**TASK PROMPT**
Output nothing but the lines from the one with "Rebuild this chart" through the one with "const colors = ['#5b8bc3', '#ff8387'];", including both. Leave the pictures out of the copy.

**RECORDED DATA**
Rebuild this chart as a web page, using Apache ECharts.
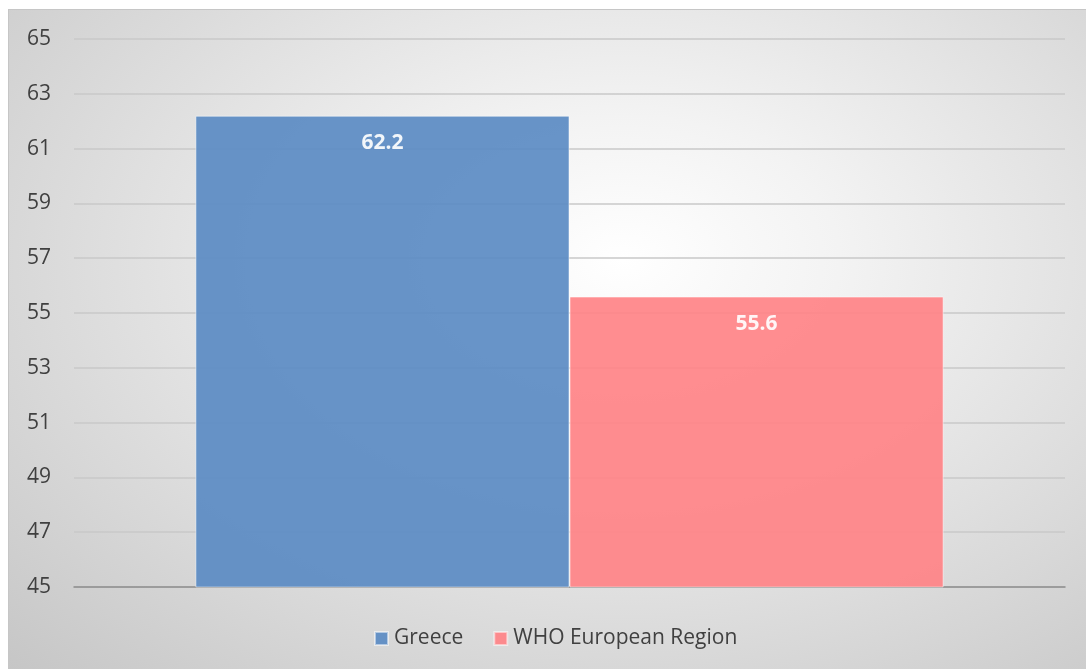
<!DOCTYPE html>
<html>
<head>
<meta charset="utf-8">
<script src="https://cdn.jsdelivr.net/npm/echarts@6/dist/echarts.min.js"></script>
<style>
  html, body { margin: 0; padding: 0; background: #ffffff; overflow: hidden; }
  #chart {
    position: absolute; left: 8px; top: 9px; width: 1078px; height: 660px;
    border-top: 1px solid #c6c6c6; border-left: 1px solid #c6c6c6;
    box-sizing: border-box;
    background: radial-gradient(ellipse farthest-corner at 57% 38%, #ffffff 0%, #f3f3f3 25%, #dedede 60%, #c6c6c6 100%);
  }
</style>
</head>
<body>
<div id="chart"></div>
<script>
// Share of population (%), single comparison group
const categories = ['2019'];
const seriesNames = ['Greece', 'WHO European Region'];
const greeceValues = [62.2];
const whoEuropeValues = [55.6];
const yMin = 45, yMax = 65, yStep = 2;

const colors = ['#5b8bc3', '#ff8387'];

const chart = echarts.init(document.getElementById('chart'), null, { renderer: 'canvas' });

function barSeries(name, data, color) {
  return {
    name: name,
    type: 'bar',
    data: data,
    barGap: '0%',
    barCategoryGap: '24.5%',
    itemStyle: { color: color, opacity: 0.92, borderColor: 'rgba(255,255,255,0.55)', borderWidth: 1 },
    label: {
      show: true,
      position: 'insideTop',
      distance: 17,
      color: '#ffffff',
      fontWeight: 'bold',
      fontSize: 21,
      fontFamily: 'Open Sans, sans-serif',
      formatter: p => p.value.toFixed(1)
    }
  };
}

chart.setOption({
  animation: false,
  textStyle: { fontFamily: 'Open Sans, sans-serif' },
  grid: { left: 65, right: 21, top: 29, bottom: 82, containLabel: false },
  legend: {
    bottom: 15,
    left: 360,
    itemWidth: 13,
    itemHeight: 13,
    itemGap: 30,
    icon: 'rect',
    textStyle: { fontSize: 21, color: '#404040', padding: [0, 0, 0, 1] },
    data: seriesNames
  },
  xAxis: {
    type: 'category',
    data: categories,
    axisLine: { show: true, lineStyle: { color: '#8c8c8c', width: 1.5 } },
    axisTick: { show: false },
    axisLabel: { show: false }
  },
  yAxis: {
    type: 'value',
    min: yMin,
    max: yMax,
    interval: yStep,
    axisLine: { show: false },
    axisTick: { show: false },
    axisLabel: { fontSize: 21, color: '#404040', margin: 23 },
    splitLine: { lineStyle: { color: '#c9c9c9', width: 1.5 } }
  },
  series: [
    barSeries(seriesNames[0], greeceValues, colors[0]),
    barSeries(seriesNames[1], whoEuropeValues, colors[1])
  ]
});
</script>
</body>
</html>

==

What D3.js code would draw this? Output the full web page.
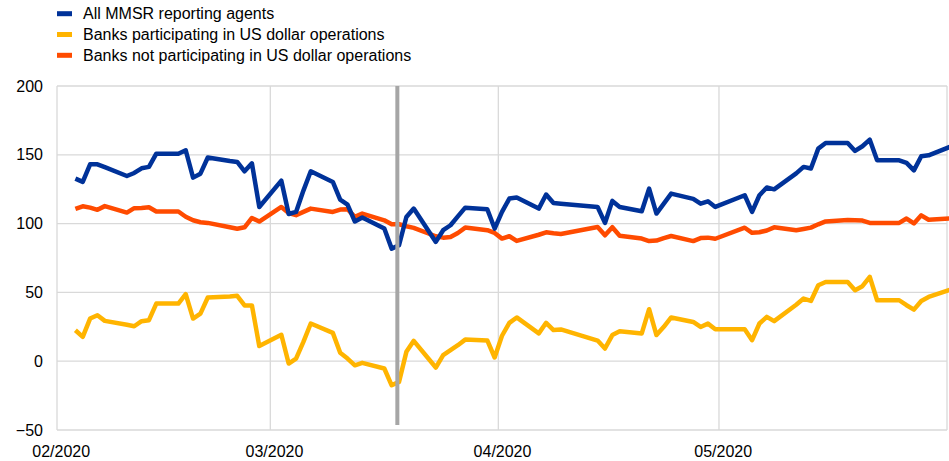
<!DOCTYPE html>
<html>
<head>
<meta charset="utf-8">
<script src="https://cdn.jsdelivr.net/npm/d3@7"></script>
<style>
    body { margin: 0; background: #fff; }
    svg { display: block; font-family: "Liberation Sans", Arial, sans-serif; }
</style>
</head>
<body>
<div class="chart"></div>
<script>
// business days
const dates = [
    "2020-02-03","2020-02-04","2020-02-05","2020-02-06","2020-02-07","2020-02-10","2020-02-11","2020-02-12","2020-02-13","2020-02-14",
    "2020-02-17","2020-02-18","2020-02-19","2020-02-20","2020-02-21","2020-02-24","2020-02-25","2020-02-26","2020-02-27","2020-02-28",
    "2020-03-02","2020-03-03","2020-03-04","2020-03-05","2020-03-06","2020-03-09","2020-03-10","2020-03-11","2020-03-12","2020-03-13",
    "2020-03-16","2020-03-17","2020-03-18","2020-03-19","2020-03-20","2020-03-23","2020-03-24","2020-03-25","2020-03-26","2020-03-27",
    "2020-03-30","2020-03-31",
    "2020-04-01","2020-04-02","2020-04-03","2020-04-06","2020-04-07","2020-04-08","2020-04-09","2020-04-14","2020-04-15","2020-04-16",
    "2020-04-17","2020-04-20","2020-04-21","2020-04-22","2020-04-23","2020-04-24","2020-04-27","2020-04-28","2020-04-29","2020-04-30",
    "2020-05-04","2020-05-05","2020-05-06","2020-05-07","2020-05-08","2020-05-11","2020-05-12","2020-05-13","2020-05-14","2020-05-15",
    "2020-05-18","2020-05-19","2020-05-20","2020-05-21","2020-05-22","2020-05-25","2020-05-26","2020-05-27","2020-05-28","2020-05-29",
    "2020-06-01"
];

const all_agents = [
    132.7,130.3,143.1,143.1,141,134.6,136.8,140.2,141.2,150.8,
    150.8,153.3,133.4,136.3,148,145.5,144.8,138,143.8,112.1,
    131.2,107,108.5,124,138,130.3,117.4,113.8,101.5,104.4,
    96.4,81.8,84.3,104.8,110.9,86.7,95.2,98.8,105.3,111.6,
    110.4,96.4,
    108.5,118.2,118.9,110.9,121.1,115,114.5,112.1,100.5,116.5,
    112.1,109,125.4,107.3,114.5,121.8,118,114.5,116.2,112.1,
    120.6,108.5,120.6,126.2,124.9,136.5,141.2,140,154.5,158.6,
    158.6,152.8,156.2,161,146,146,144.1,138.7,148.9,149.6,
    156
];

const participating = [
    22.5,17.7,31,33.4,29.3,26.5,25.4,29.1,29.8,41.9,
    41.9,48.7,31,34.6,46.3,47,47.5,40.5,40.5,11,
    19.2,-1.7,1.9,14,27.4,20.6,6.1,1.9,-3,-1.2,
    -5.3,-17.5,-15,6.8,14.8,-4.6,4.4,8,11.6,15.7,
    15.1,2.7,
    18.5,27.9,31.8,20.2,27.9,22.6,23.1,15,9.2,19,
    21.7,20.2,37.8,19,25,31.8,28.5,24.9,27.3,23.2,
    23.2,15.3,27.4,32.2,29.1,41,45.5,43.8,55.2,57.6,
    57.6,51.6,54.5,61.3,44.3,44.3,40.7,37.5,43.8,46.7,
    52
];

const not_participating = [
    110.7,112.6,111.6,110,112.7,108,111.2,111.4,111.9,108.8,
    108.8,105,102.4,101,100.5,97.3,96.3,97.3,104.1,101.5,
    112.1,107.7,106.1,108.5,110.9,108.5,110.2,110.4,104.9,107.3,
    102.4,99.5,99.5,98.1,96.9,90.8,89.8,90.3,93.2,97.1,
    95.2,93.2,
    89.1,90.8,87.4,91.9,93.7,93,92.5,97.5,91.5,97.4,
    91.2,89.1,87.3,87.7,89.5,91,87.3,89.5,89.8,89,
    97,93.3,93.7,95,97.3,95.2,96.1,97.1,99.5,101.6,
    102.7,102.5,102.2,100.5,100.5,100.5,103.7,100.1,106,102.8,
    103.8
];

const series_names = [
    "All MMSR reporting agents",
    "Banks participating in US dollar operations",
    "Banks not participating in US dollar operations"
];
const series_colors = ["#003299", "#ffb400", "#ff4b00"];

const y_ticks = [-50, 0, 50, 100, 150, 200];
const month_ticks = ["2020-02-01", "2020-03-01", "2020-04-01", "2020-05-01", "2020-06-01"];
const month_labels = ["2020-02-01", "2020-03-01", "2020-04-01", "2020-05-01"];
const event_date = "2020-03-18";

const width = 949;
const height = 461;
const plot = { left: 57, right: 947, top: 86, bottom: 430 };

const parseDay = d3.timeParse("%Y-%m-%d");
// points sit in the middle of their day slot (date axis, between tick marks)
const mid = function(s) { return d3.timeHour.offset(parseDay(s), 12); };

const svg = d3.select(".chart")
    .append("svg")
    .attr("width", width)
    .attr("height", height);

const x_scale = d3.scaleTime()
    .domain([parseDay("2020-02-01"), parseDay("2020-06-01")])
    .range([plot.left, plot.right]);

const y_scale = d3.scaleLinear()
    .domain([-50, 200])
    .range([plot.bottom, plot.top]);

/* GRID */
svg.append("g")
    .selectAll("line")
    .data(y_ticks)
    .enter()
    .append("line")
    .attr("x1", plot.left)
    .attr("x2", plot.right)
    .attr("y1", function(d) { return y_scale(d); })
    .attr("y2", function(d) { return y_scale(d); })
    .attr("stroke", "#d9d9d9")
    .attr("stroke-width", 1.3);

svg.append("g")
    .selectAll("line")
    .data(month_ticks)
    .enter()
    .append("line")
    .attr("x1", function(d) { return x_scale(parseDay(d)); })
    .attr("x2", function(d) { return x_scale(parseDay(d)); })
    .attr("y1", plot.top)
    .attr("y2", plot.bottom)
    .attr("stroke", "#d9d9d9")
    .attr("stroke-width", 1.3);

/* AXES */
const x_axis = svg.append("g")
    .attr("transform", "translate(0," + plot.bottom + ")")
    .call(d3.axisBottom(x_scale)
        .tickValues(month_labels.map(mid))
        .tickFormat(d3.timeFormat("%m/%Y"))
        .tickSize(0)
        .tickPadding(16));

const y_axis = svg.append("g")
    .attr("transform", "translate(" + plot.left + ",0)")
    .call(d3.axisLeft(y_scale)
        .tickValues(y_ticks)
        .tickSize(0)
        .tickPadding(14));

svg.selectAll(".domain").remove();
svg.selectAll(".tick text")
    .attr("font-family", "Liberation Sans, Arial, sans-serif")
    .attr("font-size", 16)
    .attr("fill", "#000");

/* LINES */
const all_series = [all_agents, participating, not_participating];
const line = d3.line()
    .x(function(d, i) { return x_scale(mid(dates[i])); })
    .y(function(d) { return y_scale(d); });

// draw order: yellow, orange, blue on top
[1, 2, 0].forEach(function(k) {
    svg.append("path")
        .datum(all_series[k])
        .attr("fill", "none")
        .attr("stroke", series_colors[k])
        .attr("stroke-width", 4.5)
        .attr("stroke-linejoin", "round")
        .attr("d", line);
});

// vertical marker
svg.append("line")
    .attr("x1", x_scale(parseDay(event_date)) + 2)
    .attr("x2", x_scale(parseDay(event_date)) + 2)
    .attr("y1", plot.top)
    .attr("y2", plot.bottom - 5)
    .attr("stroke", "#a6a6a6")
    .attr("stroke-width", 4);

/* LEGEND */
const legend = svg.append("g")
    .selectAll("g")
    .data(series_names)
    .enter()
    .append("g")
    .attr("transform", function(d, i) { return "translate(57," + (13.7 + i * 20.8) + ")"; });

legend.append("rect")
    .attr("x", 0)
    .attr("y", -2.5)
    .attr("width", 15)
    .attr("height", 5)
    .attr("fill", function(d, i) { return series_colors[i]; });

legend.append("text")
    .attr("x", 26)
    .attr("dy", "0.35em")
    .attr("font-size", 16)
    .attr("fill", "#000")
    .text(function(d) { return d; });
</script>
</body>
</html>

* * *

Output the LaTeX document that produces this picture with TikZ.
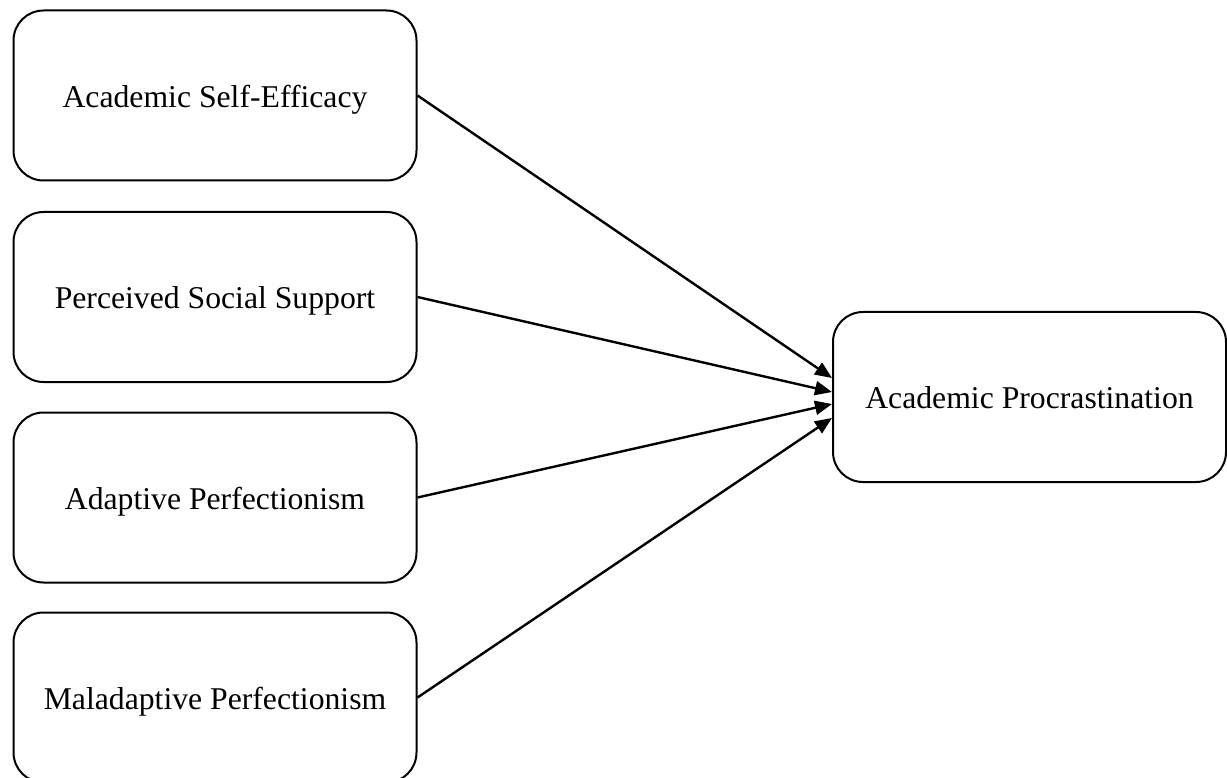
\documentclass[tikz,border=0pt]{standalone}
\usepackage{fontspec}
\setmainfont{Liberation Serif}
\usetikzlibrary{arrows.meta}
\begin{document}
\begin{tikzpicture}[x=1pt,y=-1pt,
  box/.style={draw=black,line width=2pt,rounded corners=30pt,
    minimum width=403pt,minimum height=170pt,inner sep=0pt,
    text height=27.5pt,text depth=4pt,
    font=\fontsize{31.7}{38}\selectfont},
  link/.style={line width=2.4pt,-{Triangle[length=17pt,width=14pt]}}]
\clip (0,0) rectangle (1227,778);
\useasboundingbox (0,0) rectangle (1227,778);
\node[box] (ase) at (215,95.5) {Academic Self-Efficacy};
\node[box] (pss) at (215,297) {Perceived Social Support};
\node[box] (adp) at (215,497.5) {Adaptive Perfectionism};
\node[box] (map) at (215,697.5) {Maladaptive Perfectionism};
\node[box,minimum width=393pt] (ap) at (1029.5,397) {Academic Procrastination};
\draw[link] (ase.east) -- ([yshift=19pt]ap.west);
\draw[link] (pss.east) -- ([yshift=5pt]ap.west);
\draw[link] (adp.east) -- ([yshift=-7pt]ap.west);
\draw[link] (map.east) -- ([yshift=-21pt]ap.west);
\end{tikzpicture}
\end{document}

**OUTPUT**
Rebuild this chart as a web page, using Apache ECharts.
<!DOCTYPE html>
<html>
<head>
<meta charset="utf-8">
<script src="https://cdn.jsdelivr.net/npm/echarts@6/dist/echarts.min.js"></script>
<style>
  html, body { margin: 0; padding: 0; background: #ffffff; overflow: hidden; }
  #chart {
    position: absolute; left: 8px; top: 9px; width: 1078px; height: 660px;
    border-top: 1px solid #c6c6c6; border-left: 1px solid #c6c6c6;
    box-sizing: border-box;
    background: radial-gradient(ellipse farthest-corner at 57% 38%, #ffffff 0%, #f3f3f3 25%, #dedede 60%, #c6c6c6 100%);
  }
</style>
</head>
<body>
<div id="chart"></div>
<script>
// Share of population (%), single comparison group
const categories = ['2019'];
const seriesNames = ['Greece', 'WHO European Region'];
const greeceValues = [62.2];
const whoEuropeValues = [55.6];
const yMin = 45, yMax = 65, yStep = 2;

const colors = ['#5b8bc3', '#ff8387'];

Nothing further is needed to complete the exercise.